The complementary protection legislation is a significant achievement for human rights in Australia as it introduced greater transparency, efficiency, and accountability into Australia’s arrangements for adhering to its non-refoulement obligations under international law. We know that Australia’s non-refoulement obligations under the Covenant and the CAT are absolute and non-derogable. Furthermore, the complementary protection legislation for the first time established a statutory framework for considering complementary protection claims. The need for such a framework had long been identified both in the national context of human rights and international context.
It is with this in mind that the repeal of this framework is a slap in the face of human rights in Australia. Both Tony Abbott and Scott Morrison have vowed that no permanent visas will ever be granted under the Coalition government.
Measures such as the bill to repeal complementary protection legislation and the amendment of protection visas clearly shows intent on the part of the government to punish those who are most vulnerable to harm. The ultimate victim of such policies is not just the helpless asylum seekers, but Human Rights generally.
Besmellah Rezaee is a lawyer who has a strong background in humanitarian work.
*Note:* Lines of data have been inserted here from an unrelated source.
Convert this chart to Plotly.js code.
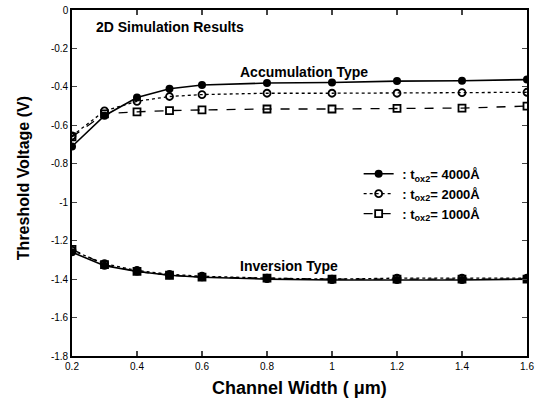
<!DOCTYPE html>
<html><head><meta charset="utf-8">
<script src="https://cdn.plot.ly/plotly-3.0.1.min.js"></script>
<style>body{margin:0;padding:0;background:#fff}#plot{width:537px;height:399px}</style>
</head><body><div id="plot"></div>
<script>
const widths = [0.2,0.3,0.4,0.5,0.6,0.8,1.0,1.2,1.4,1.6];
const acc4000 = [-0.71,-0.55,-0.455,-0.41,-0.39,-0.38,-0.377,-0.37,-0.368,-0.362];
const acc2000 = [-0.655,-0.525,-0.475,-0.45,-0.44,-0.433,-0.433,-0.433,-0.43,-0.428];
const acc1000 = [-0.66,-0.54,-0.53,-0.523,-0.52,-0.515,-0.515,-0.512,-0.51,-0.5];
const inv4000 = [-1.26,-1.33,-1.36,-1.38,-1.39,-1.40,-1.405,-1.405,-1.405,-1.40];
const inv2000 = [-1.25,-1.32,-1.355,-1.375,-1.385,-1.395,-1.40,-1.395,-1.395,-1.395];
const inv1000 = [-1.245,-1.325,-1.36,-1.38,-1.39,-1.395,-1.40,-1.40,-1.40,-1.40];
const yTicks = [0,-0.2,-0.4,-0.6,-0.8,-1,-1.2,-1.4,-1.6,-1.8];
const yTickText = ['0','-0.2','-0.4','-0.6','-0.8','-1','-1.2','-1.4','-1.6','-1.8'];
const xTicks = [0.2,0.4,0.6,0.8,1,1.2,1.4,1.6];
const xTickText = ['0.2','0.4','0.6','0.8','1','1.2','1.4','1.6'];
const names = ['<b>&nbsp;: t<sub>ox2</sub>= 4000Å</b>','<b>&nbsp;: t<sub>ox2</sub>= 2000Å</b>','<b>&nbsp;: t<sub>ox2</sub>= 1000Å</b>'];

const styles = [
  {line:{color:'#000',width:1.6,dash:'solid'}, marker:{symbol:'circle',size:8,color:'#000'}},
  {line:{color:'#000',width:1.3,dash:'dot'}, marker:{symbol:'circle-open',size:7,color:'#000',line:{width:1.8,color:'#000'}}},
  {line:{color:'#000',width:1.3,dash:'dash'}, marker:{symbol:'square-open',size:7,color:'#000',line:{width:1.8,color:'#000'}}}
];
const accs = [acc4000,acc2000,acc1000];
const invs = [inv4000,inv2000,inv1000];
const data = [];
for (let i=0;i<3;i++){
  data.push(Object.assign({x:widths,y:accs[i],mode:'lines+markers',type:'scatter',name:names[i],showlegend:true,legendgroup:'g'+i}, styles[i]));
}
for (let i=0;i<3;i++){
  data.push(Object.assign({x:widths,y:invs[i],mode:'lines+markers',type:'scatter',name:names[i],showlegend:false,legendgroup:'g'+i}, styles[i]));
}
const font = 'Liberation Sans, Arial, sans-serif';
const layout = {
  width:537,height:399,
  margin:{l:72,r:10,t:10,b:43},
  paper_bgcolor:'#fff',plot_bgcolor:'#fff',
  font:{family:font,color:'#000'},
  xaxis:{range:[0.2,1.6],tickvals:xTicks,ticktext:xTickText,ticks:'inside',ticklen:5,tickwidth:1.2,
    showline:true,linewidth:1.8,linecolor:'#000',mirror:'ticks',showgrid:false,zeroline:false,
    tickfont:{size:10,family:font}},
  yaxis:{range:[-1.8,0],tickvals:yTicks,ticktext:yTickText,ticks:'inside',ticklen:5,tickwidth:1.2,
    showline:true,linewidth:1.8,linecolor:'#000',mirror:'ticks',showgrid:false,zeroline:false,
    tickfont:{size:10,family:font}},
  legend:{x:0.63,y:0.57,xanchor:'left',yanchor:'top',bgcolor:'rgba(0,0,0,0)',font:{size:13,family:font},itemwidth:30,tracegroupgap:0},
  annotations:[
    {xref:'paper',yref:'paper',x:0.5,y:-0.0925,xanchor:'center',yanchor:'middle',text:'<b>Channel Width ( μm)</b>',showarrow:false,font:{size:18,family:font}},
    {xref:'paper',yref:'paper',x:-0.1077,y:0.514,xanchor:'center',yanchor:'middle',textangle:-90,text:'<b>Threshold Voltage (V)</b>',showarrow:false,font:{size:16,family:font}},
    {xref:'paper',yref:'paper',x:0.048,y:0.95,xanchor:'left',yanchor:'middle',text:'<b>2D Simulation Results</b>',showarrow:false,font:{size:14,family:font}},
    {xref:'x',yref:'y',x:0.71,y:-0.325,xanchor:'left',yanchor:'middle',text:'<b>Accumulation Type</b>',showarrow:false,font:{size:14,family:font}},
    {xref:'x',yref:'y',x:0.71,y:-1.33,xanchor:'left',yanchor:'middle',text:'<b>Inversion Type</b>',showarrow:false,font:{size:14,family:font}}
  ]
};
Plotly.newPlot('plot',data,layout,{displayModeBar:false,staticPlot:true});
</script></body></html>
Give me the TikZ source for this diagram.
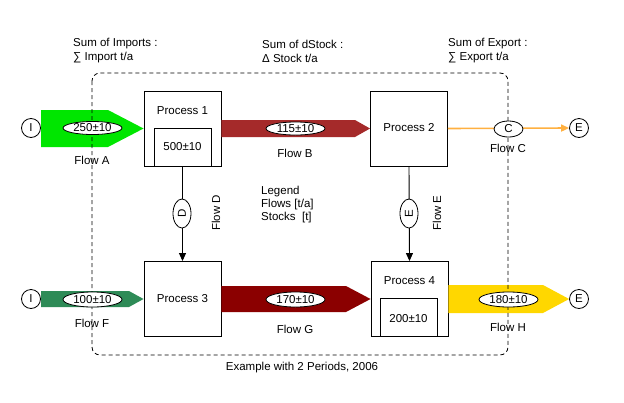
\documentclass[tikz,border=0pt]{standalone}
\usepackage{fontspec}
\setmainfont{Liberation Sans}
\usetikzlibrary{shapes.geometric,arrows.meta}
\definecolor{flowA}{HTML}{00E600}
\definecolor{flowB}{HTML}{A52A2A}
\definecolor{flowC}{HTML}{FFB040}
\definecolor{flowF}{HTML}{2E8B57}
\definecolor{flowG}{HTML}{8B0000}
\definecolor{flowH}{HTML}{FFD700}
\tikzset{
  txt/.style={font=\fontsize{11.5}{13}\selectfont, inner sep=0pt},
  procbox/.style={draw, line width=0.9pt, minimum width=77pt, minimum height=75pt, inner sep=0pt},
  stockbox/.style={draw, line width=0.9pt, minimum width=57pt, minimum height=38pt, inner sep=0pt},
  valell/.style={ellipse, draw, fill=white, line width=0.8pt, minimum width=59pt, minimum height=13pt, inner sep=0pt, font=\fontsize{11.5}{13}\selectfont},
  term/.style={circle, draw, line width=0.8pt, minimum size=19pt, inner sep=0pt, font=\fontsize{11.5}{13}\selectfont},
  flowline/.style={line width=0.9pt, -{Triangle[length=8pt,width=7pt]}},
}
\begin{document}
\begin{tikzpicture}[x=1pt,y=-1pt]
\useasboundingbox (0,0) rectangle (624,402);
% process boxes
\node[procbox] (P1) at (182.5,128.5) {};
\node[procbox] (P2) at (409,128.5) {};
\node[procbox] (P3) at (182.5,299) {};
\node[procbox] (P4) at (409.5,299) {};
\node[stockbox] (S1) at (182.5,147) {};
\node[stockbox] (S4) at (408.5,317) {};
% terminals
\node[term] (I1) at (31,128) {I};
\node[term] (I3) at (31,299) {I};
\node[term] (E2) at (579,128) {E};
\node[term] (E4) at (579,299) {E};
% flow arrows (thick)
\fill[flowA] (41,110) -- (108,110) -- (P1.west) -- (108,147) -- (41,147) -- cycle;
\fill[flowB] (P1.east |- 0,120) -- (355,120) -- (P2.west) -- (355,137) -- (P1.east |- 0,137) -- cycle;
\fill[flowF] (41,291) -- (129,291) -- (P3.west) -- (129,307) -- (41,307) -- cycle;
\fill[flowG] (P3.east |- 0,286) -- (346,286) -- (P4.west) -- (346,312) -- (P3.east |- 0,312) -- cycle;
\fill[flowH] (P4.east |- 0,285) -- (543,285) -- (E4.west) -- (543,313) -- (P4.east |- 0,313) -- cycle;
% thin flows
\draw[flowline, draw=flowC, fill=flowC, line width=1.6pt] (P2.east) -- (E2.west);
\draw[flowline] (P1.south) -- (P3.north);
\draw[flowline] (P2.south) -- (P4.north);
% system boundary
\draw[dash pattern=on 4pt off 3pt, line width=0.8pt, rounded corners=8pt] (92,73) rectangle (508,355);
% value ellipses
\node[valell] (vA) at (92.5,128) {250±10};
\node[valell] (vB) at (295.5,128.5) {115±10};
\node[valell, minimum width=29pt, minimum height=16pt] (vC) at (508.5,129) {C};
\node[valell, minimum width=29pt, minimum height=18pt, rotate=90] (vD) at (182,213.5) {D};
\node[valell, minimum width=29pt, minimum height=18pt, rotate=90] (vE) at (409,213.5) {E};
\node[valell, minimum height=15pt] (vF) at (92.5,299.5) {100±10};
\node[valell, minimum height=15pt] (vG) at (295.5,299.5) {170±10};
\node[valell, minimum height=15pt] (vH) at (508.5,299.5) {180±10};
% process texts
\node[txt] (t1) at (182.5,111) {Process 1};
\node[txt] (s1) at (182.5,147) {500±10};
\node[txt] (t2) at (409,128) {Process 2};
\node[txt] (t3) at (182.5,299) {Process 3};
\node[txt] (t4) at (409.5,281) {Process 4};
\node[txt] (s4) at (408.5,319) {200±10};
% flow names
\node[txt] (fA) at (92,160) {Flow A};
\node[txt] (fB) at (295,153) {Flow B};
\node[txt] (fC) at (508,148) {Flow C};
\node[txt, rotate=90] (fD) at (216,213) {Flow D};
\node[txt, rotate=90] (fE) at (437,213) {Flow E};
\node[txt] (fF) at (92,323) {Flow F};
\node[txt] (fG) at (295,329) {Flow G};
\node[txt] (fH) at (508,327) {Flow H};
% top labels
\node[txt, anchor=west] (h1a) at (73,44) {Sum of Imports :};
\node[txt, anchor=west] (h1b) at (73,58) {∑ Import t/a};
\node[txt, anchor=west] (h2a) at (262,44) {Sum of dStock :};
\node[txt, anchor=west] (h2b) at (262,58) {Δ Stock t/a};
\node[txt, anchor=west] (h3a) at (448,44) {Sum of Export :};
\node[txt, anchor=west] (h3b) at (448,58) {∑ Export t/a};
% legend
\node[txt, anchor=west] (L1) at (261,192) {Legend};
\node[txt, anchor=west] (L2) at (261,205) {Flows [t/a]};
\node[txt, anchor=west] (L3) at (261,218) {Stocks\ \ [t]};
% footer
\node[txt] (foot) at (302,368) {Example with 2 Periods, 2006};
\end{tikzpicture}
\end{document}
Besmellah is the son of a former refugee who was also a TPV holder for 3 years under the Howard government. Besmellah practices as a Refugee Lawyer and writes as a freelancer. He gained a Bachelor of Law and International Studies from the University of Adelaide and spent time working in Malaysia. Besmellah is currently completing a Masters of International Law and Masters of Diplomacy at the Australian National University.